WHAT NEEDS TO BE DONE: Repeat the listing word for word. No pictures belong in the copy.

DATASET CONTENT:
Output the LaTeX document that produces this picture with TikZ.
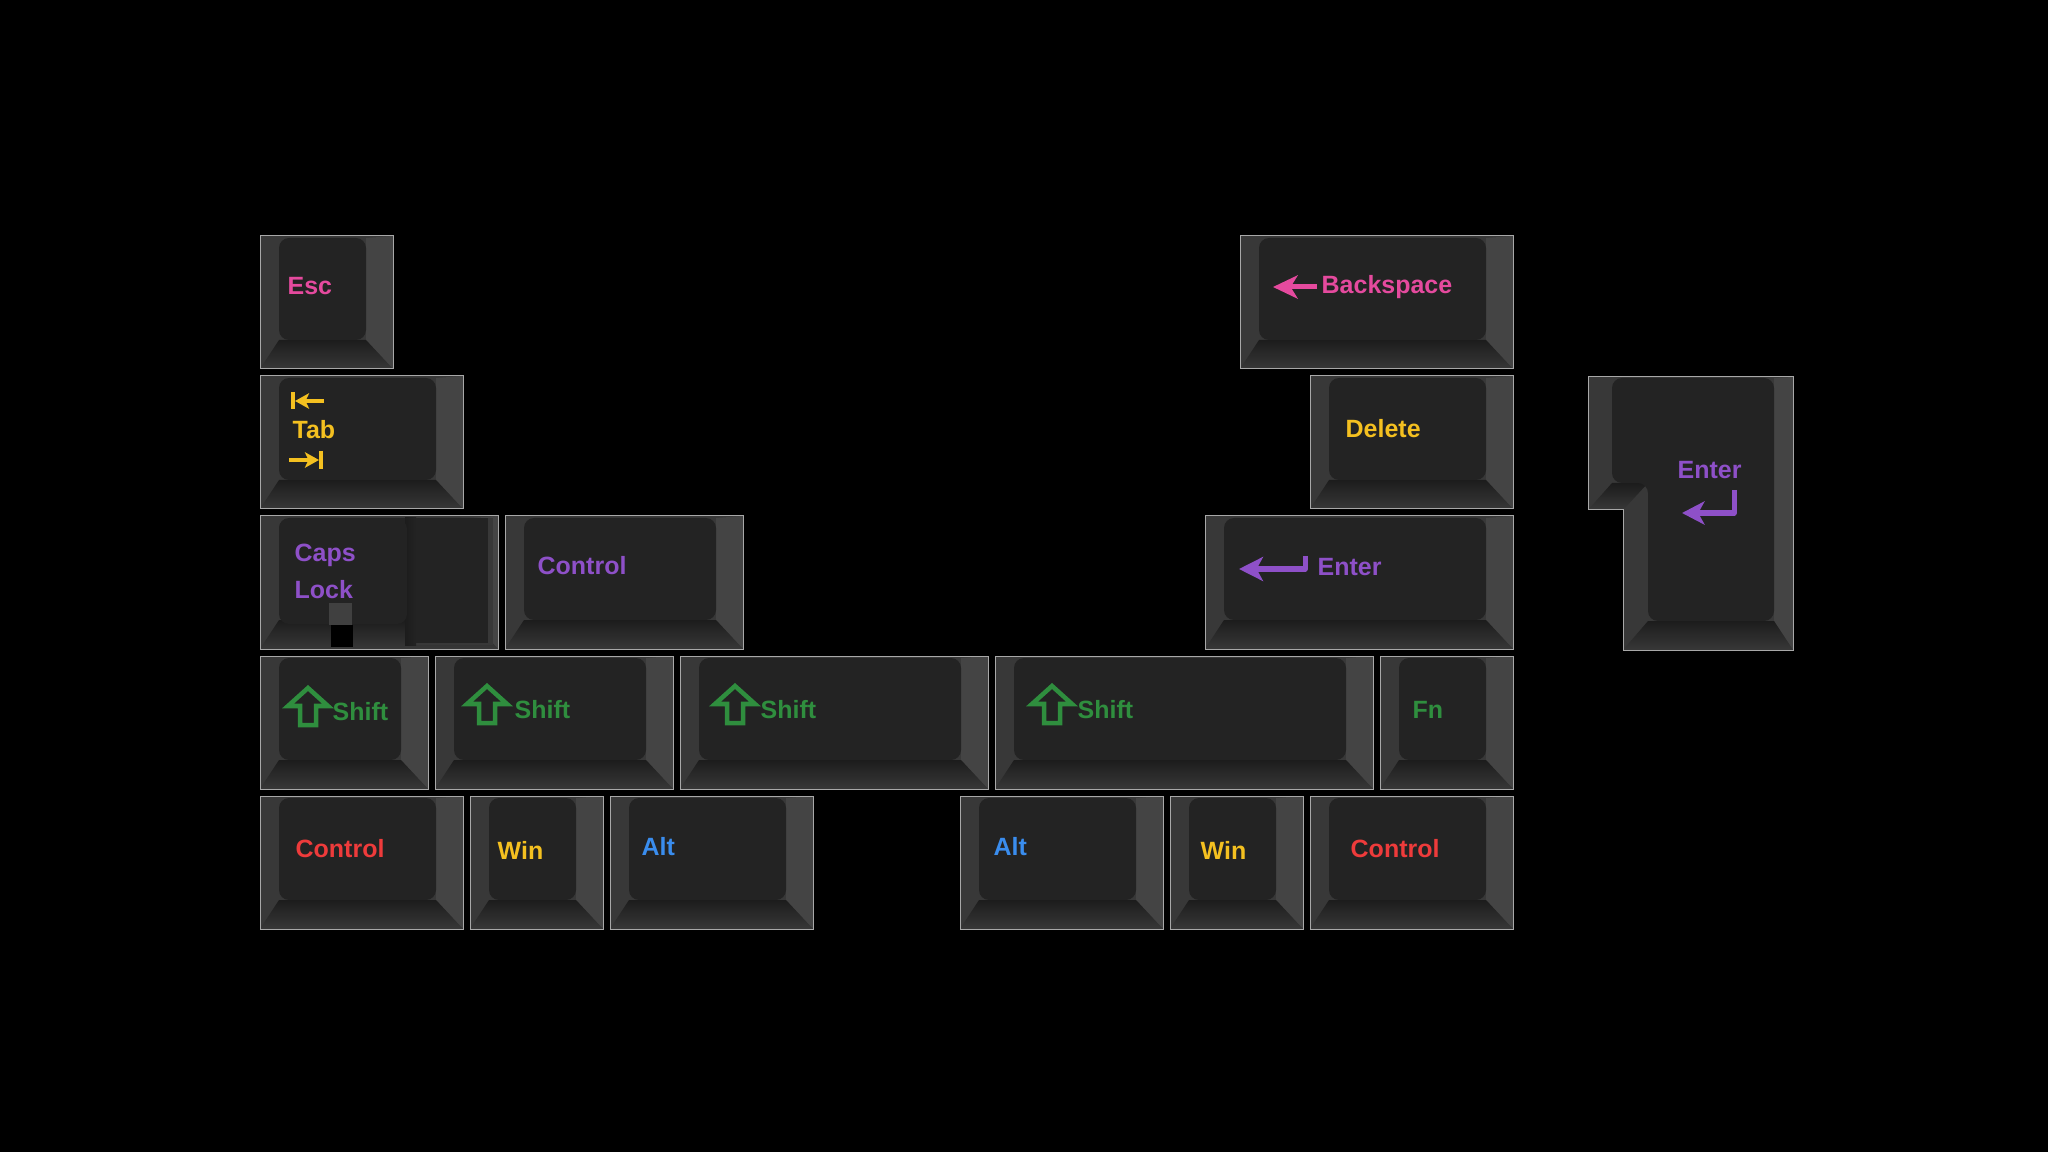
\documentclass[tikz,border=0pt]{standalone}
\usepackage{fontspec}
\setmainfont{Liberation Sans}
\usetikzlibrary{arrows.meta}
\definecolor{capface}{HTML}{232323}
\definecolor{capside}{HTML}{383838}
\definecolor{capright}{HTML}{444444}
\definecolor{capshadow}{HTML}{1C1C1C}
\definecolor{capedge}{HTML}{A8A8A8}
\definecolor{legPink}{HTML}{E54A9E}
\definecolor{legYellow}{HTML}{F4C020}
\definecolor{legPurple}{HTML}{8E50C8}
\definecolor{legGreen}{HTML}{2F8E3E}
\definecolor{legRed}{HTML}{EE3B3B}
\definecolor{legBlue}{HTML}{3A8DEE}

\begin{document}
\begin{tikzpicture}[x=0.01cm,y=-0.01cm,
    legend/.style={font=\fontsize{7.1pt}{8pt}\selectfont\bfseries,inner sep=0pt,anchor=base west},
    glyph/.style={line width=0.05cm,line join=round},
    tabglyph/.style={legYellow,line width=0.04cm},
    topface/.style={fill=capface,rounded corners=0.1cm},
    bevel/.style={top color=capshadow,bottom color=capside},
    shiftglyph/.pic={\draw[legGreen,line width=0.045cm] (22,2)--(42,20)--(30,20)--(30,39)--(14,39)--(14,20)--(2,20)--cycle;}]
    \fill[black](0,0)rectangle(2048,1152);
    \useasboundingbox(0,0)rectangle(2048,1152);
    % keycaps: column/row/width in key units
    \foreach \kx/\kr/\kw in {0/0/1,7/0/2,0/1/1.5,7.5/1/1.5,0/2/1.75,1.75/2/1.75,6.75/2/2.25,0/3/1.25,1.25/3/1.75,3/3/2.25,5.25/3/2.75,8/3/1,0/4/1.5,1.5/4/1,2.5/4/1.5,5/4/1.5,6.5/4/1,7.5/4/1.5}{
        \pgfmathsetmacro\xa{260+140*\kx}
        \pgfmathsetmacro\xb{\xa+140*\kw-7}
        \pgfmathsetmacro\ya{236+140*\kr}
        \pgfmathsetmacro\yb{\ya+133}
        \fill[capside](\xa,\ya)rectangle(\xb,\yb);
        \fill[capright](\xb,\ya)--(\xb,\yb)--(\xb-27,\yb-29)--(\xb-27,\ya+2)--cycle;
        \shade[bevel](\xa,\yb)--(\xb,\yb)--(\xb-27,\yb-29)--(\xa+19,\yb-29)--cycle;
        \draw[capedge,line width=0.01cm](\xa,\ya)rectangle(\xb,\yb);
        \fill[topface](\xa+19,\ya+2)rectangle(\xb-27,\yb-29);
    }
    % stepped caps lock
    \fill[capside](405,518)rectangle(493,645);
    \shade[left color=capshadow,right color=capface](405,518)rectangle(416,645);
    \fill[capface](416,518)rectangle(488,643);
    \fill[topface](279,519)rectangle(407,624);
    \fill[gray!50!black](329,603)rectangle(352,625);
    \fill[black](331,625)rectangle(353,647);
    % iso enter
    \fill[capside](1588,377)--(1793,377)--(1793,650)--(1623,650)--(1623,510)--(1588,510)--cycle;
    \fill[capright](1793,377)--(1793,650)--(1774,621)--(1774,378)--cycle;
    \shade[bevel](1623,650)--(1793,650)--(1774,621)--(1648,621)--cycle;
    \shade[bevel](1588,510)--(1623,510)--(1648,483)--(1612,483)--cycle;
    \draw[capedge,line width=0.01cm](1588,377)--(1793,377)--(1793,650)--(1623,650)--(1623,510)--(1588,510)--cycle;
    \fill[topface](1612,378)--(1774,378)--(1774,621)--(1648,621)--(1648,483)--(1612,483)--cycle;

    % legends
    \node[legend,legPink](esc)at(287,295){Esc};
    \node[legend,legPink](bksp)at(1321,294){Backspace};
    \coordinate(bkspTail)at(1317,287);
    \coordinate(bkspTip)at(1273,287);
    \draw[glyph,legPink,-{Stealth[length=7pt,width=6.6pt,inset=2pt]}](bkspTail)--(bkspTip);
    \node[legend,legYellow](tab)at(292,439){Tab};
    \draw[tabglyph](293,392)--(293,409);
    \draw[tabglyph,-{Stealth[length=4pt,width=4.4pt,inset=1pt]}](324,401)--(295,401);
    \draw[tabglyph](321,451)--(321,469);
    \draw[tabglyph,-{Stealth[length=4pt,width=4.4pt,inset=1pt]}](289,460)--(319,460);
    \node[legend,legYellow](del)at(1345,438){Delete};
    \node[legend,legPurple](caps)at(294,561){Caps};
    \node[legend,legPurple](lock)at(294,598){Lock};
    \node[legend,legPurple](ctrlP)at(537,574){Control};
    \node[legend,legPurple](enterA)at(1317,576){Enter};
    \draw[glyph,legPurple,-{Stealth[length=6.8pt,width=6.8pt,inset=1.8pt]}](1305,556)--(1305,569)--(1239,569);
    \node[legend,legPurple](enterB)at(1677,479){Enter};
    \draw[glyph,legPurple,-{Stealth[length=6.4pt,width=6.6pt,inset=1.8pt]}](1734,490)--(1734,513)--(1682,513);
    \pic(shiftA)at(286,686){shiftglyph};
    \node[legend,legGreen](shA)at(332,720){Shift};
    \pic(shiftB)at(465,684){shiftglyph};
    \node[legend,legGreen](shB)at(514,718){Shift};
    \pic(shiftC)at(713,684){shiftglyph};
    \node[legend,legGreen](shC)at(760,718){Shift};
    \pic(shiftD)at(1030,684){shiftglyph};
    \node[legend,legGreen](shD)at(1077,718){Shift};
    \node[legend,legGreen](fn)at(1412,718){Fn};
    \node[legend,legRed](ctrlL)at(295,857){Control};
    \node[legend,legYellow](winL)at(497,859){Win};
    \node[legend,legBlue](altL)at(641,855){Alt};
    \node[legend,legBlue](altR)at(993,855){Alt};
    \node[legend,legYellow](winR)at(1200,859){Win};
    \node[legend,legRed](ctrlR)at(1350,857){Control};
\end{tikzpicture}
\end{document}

RESPONSE TO THIS EXERCISE:
Output the LaTeX document that produces this picture with TikZ.
\documentclass[tikz,border=0pt]{standalone}
\usepackage{fontspec}
\setmainfont{Liberation Sans}
\usetikzlibrary{arrows.meta}
\definecolor{capface}{HTML}{232323}
\definecolor{capside}{HTML}{383838}
\definecolor{capright}{HTML}{444444}
\definecolor{capshadow}{HTML}{1C1C1C}
\definecolor{capedge}{HTML}{A8A8A8}
\definecolor{legPink}{HTML}{E54A9E}
\definecolor{legYellow}{HTML}{F4C020}
\definecolor{legPurple}{HTML}{8E50C8}
\definecolor{legGreen}{HTML}{2F8E3E}
\definecolor{legRed}{HTML}{EE3B3B}
\definecolor{legBlue}{HTML}{3A8DEE}

\begin{document}
\begin{tikzpicture}[x=0.01cm,y=-0.01cm,
    legend/.style={font=\fontsize{7.1pt}{8pt}\selectfont\bfseries,inner sep=0pt,anchor=base west},
    glyph/.style={line width=0.05cm,line join=round},
    tabglyph/.style={legYellow,line width=0.04cm},
    topface/.style={fill=capface,rounded corners=0.1cm},
    bevel/.style={top color=capshadow,bottom color=capside},
    shiftglyph/.pic={\draw[legGreen,line width=0.045cm] (22,2)--(42,20)--(30,20)--(30,39)--(14,39)--(14,20)--(2,20)--cycle;}]
    \fill[black](0,0)rectangle(2048,1152);
    \useasboundingbox(0,0)rectangle(2048,1152);
    % keycaps: column/row/width in key units
    \foreach \kx/\kr/\kw in {0/0/1,7/0/2,0/1/1.5,7.5/1/1.5,0/2/1.75,1.75/2/1.75,6.75/2/2.25,0/3/1.25,1.25/3/1.75,3/3/2.25,5.25/3/2.75,8/3/1,0/4/1.5,1.5/4/1,2.5/4/1.5,5/4/1.5,6.5/4/1,7.5/4/1.5}{
        \pgfmathsetmacro\xa{260+140*\kx}
        \pgfmathsetmacro\xb{\xa+140*\kw-7}
        \pgfmathsetmacro\ya{236+140*\kr}
        \pgfmathsetmacro\yb{\ya+133}
        \fill[capside](\xa,\ya)rectangle(\xb,\yb);
        \fill[capright](\xb,\ya)--(\xb,\yb)--(\xb-27,\yb-29)--(\xb-27,\ya+2)--cycle;
        \shade[bevel](\xa,\yb)--(\xb,\yb)--(\xb-27,\yb-29)--(\xa+19,\yb-29)--cycle;
        \draw[capedge,line width=0.01cm](\xa,\ya)rectangle(\xb,\yb);
        \fill[topface](\xa+19,\ya+2)rectangle(\xb-27,\yb-29);
    }
    % stepped caps lock
    \fill[capside](405,518)rectangle(493,645);
    \shade[left color=capshadow,right color=capface](405,518)rectangle(416,645);
    \fill[capface](416,518)rectangle(488,643);
    \fill[topface](279,519)rectangle(407,624);
    \fill[gray!50!black](329,603)rectangle(352,625);
    \fill[black](331,625)rectangle(353,647);
    % iso enter
    \fill[capside](1588,377)--(1793,377)--(1793,650)--(1623,650)--(1623,510)--(1588,510)--cycle;
    \fill[capright](1793,377)--(1793,650)--(1774,621)--(1774,378)--cycle;
    \shade[bevel](1623,650)--(1793,650)--(1774,621)--(1648,621)--cycle;
    \shade[bevel](1588,510)--(1623,510)--(1648,483)--(1612,483)--cycle;
    \draw[capedge,line width=0.01cm](1588,377)--(1793,377)--(1793,650)--(1623,650)--(1623,510)--(1588,510)--cycle;
    \fill[topface](1612,378)--(1774,378)--(1774,621)--(1648,621)--(1648,483)--(1612,483)--cycle;

    % legends
    \node[legend,legPink](esc)at(287,295){Esc};
    \node[legend,legPink](bksp)at(1321,294){Backspace};
    \coordinate(bkspTail)at(1317,287);
    \coordinate(bkspTip)at(1273,287);
    \draw[glyph,legPink,-{Stealth[length=7pt,width=6.6pt,inset=2pt]}](bkspTail)--(bkspTip);
    \node[legend,legYellow](tab)at(292,439){Tab};
    \draw[tabglyph](293,392)--(293,409);
    \draw[tabglyph,-{Stealth[length=4pt,width=4.4pt,inset=1pt]}](324,401)--(295,401);
    \draw[tabglyph](321,451)--(321,469);
    \draw[tabglyph,-{Stealth[length=4pt,width=4.4pt,inset=1pt]}](289,460)--(319,460);
    \node[legend,legYellow](del)at(1345,438){Delete};
    \node[legend,legPurple](caps)at(294,561){Caps};
    \node[legend,legPurple](lock)at(294,598){Lock};
    \node[legend,legPurple](ctrlP)at(537,574){Control};
    \node[legend,legPurple](enterA)at(1317,576){Enter};
    \draw[glyph,legPurple,-{Stealth[length=6.8pt,width=6.8pt,inset=1.8pt]}](1305,556)--(1305,569)--(1239,569);
    \node[legend,legPurple](enterB)at(1677,479){Enter};
    \draw[glyph,legPurple,-{Stealth[length=6.4pt,width=6.6pt,inset=1.8pt]}](1734,490)--(1734,513)--(1682,513);
    \pic(shiftA)at(286,686){shiftglyph};
    \node[legend,legGreen](shA)at(332,720){Shift};
    \pic(shiftB)at(465,684){shiftglyph};
    \node[legend,legGreen](shB)at(514,718){Shift};
    \pic(shiftC)at(713,684){shiftglyph};
    \node[legend,legGreen](shC)at(760,718){Shift};
    \pic(shiftD)at(1030,684){shiftglyph};
    \node[legend,legGreen](shD)at(1077,718){Shift};
    \node[legend,legGreen](fn)at(1412,718){Fn};
    \node[legend,legRed](ctrlL)at(295,857){Control};
    \node[legend,legYellow](winL)at(497,859){Win};
    \node[legend,legBlue](altL)at(641,855){Alt};
    \node[legend,legBlue](altR)at(993,855){Alt};
    \node[legend,legYellow](winR)at(1200,859){Win};
    \node[legend,legRed](ctrlR)at(1350,857){Control};
\end{tikzpicture}
\end{document}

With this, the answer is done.